(Dit blog is op 30 september 2014 geplaatst op http://www.mijnkerk.nl)
‘Laat jij Flower even uit?’ Het is een van de mooie aspecten van het hebben van een hond. Niet altijd natuurlijk.
Ik houd van de langzaam opwarmende weilanden in de eerste zonnestralen van de lente. Ik geniet van de koele avonden in de zomer. Van een boswandeling in een herfststorm, zodat de bladeren door de lucht vliegen en bijeen geblazen worden tot grote hopen op en langs het pad. Soms gaat Flower helemaal kopje onder in de bladeren.
Regen en koude – daar ben ik niet zo van. Flower gelukkig ook niet, dus dan zijn we snel weer terug. Het is een stilzwijgende afspraak waar Flower en ik snel aan konden wennen.
Staart tussen de poten
Waar we erg van genieten zijn de lange wandelingen in de vrije weekenden en in de vakanties. We hebben lange tochten gemaakt over de Veluwe en op vakantie ook in Duitsland. We trekken de bergen in en genieten van de mooie bossen, de uitzichten, het wild dat we onderweg tegen komen. Nu moet ik eerlijk zijn dat Flower waarschijnlijk deze wandelingen op een iets andere manier beleeft dan ik. Haar interesses liggen duidelijk op een ander vlak. Mijn enthousiasme over gespot wild deelt ze niet echt. Bij de geur van wilde zwijnen en herten gaat haar staart al snel tussen de poten. Bos- en spitsmuizen zijn meer haar maat.

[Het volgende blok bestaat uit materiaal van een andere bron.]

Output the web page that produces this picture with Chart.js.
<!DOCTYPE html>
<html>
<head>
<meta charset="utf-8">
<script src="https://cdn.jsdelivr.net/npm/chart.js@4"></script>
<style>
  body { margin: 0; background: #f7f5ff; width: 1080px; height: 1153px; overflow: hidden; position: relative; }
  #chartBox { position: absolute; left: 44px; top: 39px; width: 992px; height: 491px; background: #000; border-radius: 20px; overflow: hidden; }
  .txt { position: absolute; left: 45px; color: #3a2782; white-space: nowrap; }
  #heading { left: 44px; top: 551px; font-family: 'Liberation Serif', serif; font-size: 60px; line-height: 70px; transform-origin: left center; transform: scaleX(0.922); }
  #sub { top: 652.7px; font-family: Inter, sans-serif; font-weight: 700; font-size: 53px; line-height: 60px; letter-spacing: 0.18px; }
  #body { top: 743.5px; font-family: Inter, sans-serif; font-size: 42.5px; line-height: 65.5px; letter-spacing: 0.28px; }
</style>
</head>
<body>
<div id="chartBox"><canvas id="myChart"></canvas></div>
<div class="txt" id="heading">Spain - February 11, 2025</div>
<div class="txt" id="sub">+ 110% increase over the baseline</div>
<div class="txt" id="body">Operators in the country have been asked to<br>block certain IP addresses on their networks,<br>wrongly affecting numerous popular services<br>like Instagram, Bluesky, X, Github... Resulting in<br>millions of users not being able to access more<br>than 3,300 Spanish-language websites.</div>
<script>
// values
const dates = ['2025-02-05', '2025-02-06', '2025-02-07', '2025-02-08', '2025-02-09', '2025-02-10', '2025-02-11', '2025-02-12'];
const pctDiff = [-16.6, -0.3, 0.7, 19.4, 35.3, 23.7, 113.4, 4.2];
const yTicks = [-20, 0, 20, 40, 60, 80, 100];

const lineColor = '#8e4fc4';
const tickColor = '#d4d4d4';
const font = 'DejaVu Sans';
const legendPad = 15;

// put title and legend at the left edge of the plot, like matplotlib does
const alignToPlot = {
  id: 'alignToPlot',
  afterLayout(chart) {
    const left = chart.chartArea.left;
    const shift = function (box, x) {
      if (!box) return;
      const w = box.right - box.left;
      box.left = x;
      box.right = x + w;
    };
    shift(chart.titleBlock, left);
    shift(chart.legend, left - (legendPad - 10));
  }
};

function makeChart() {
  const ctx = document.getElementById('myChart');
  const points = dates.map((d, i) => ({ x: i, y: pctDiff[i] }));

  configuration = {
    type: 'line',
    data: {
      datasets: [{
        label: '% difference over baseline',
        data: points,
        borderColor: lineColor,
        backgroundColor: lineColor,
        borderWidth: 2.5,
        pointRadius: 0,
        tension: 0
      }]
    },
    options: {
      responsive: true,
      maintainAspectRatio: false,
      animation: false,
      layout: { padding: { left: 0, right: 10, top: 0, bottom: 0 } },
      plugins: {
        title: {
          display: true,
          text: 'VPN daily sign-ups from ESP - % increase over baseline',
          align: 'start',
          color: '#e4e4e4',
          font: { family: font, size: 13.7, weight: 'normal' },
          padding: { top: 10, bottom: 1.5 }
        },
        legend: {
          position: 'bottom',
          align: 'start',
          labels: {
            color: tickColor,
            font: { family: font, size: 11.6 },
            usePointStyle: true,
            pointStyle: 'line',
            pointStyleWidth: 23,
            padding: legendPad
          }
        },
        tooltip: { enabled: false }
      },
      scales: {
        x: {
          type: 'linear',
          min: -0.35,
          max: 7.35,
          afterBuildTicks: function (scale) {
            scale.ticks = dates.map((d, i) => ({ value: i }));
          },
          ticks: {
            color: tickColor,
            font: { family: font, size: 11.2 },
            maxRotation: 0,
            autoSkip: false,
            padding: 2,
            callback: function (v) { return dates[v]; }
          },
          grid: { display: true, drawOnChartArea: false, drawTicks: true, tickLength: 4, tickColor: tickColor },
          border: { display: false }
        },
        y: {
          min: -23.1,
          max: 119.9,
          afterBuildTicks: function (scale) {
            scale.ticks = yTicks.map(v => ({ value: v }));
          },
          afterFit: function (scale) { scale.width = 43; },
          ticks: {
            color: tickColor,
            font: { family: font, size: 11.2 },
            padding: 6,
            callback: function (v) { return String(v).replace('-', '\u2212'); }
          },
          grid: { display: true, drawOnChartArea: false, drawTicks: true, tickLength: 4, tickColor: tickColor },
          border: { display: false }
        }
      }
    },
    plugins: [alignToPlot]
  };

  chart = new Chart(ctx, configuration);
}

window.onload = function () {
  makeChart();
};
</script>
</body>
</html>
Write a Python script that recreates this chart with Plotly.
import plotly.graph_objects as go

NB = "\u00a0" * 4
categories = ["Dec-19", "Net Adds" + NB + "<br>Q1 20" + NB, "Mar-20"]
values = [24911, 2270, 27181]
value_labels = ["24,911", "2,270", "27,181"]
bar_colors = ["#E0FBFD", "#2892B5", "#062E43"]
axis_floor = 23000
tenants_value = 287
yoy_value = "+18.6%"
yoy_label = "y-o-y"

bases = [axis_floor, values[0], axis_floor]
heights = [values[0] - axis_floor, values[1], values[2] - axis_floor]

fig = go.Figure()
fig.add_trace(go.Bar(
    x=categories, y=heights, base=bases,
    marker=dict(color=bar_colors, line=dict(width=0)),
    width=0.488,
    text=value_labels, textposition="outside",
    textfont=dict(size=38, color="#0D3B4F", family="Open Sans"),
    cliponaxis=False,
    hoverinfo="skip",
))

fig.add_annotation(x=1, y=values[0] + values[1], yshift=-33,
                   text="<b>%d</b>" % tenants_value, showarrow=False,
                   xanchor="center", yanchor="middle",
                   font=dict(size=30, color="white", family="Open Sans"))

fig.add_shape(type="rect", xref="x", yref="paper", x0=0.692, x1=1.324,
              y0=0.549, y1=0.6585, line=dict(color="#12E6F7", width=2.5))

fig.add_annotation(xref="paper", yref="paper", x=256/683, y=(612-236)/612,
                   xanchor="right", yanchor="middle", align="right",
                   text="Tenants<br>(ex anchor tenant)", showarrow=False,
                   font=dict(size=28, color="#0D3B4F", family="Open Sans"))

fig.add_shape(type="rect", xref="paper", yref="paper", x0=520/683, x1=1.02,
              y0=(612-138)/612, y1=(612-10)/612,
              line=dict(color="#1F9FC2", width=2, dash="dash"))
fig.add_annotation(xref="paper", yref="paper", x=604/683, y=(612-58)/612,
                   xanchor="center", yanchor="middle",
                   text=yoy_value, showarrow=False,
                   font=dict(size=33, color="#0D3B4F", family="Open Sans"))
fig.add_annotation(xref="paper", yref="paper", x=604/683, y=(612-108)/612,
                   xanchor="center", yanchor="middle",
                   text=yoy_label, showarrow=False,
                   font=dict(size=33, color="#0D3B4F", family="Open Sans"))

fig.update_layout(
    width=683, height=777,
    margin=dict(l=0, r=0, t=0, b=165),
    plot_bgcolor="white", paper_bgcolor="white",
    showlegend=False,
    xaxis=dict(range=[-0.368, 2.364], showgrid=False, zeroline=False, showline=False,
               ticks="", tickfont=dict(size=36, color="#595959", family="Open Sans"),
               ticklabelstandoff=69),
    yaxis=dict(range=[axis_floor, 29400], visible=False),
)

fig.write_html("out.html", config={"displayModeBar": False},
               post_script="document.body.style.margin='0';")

Op die wandelingen vind ik het heerlijk om een beetje te zwerven. Vaak kies ik paden uit die wat minder begaanbaar zijn. Het pad is soms overwoekerd door hoog gras. Soms is het pad nauwelijks meer te volgen door struikgewas, bramen, brandnetels en distels die een vrije doorgang lastig maken.
Braamstruiken
Flower kijkt hier echter letterlijk en figuurlijk heel anders tegenaan. Voor haar is het hoge gras al een hele opgave, laat staan de braamstruiken. In het bos volgt ze me trouw als een schaduw, 30 centimeter achter me. Bij de doornstruiken echter blijft ze staan. Laat ik eerlijk zijn. Het duurde wel even voor ik door had dat Flower heel wat meer moeite had met het door mij gekozen pad dan ikzelf. Sommige paden bleken voor haar volstrekt niet toegankelijk. Een blaf waarin lichte paniek doorklonk, leerde mij naar de paden kijken vanuit het perspectief van Flower. Bij doornstruiken pak ik haar nu op en baan een weg. Daarna zet ik haar weer neer en wandelen we verder.
Rekening houden met..
Ik bedacht me dat ik niet alleen tijdens mijn zwerftochten vergeet om rekening te houden met dat andere perspectief. Hoe vaak en hoe gemakkelijk denk en leef ik vanuit het perspectief van de gezonde, de sterke, de onkwetsbare? Ondertussen ga ik voorbij aan chronisch zieken, aan mensen die niet of nauwelijks rond kunnen komen, aan kwetsbare en breekbare mensen.
Het is de Bijbel die mij eraan herinnert om mij meer en meer te richten op de gebutsten en gebeukten, op de mensen die moeite hebben om hun hoofd boven water te houden. God ziet naar hen om zingt Maria, de moeder van Jezus:
Wie gering is geeft hij aanzien.
Wie honger heeft overlaadt hij met gaven,
maar rijken stuurt hij weg met lege handen.
Misschien is het voor mij een koud kunstje om een weg te banen door ‘distels’ en ‘brandnetels’. Voor anderen zijn het onoverkomelijke hindernissen. Sommigen hebben grote moeite om hun weg te vinden in onze samenleving. Wie kan ik helpen bij het slechten van hindernissen? Hoe kan ik mijn mogelijkheden inzetten om anderen op weg te helpen?
Flower en ik wandelen over ongebaande wegen. Braamstruiken houden ons niet tegen. Samen uit, samen thuis.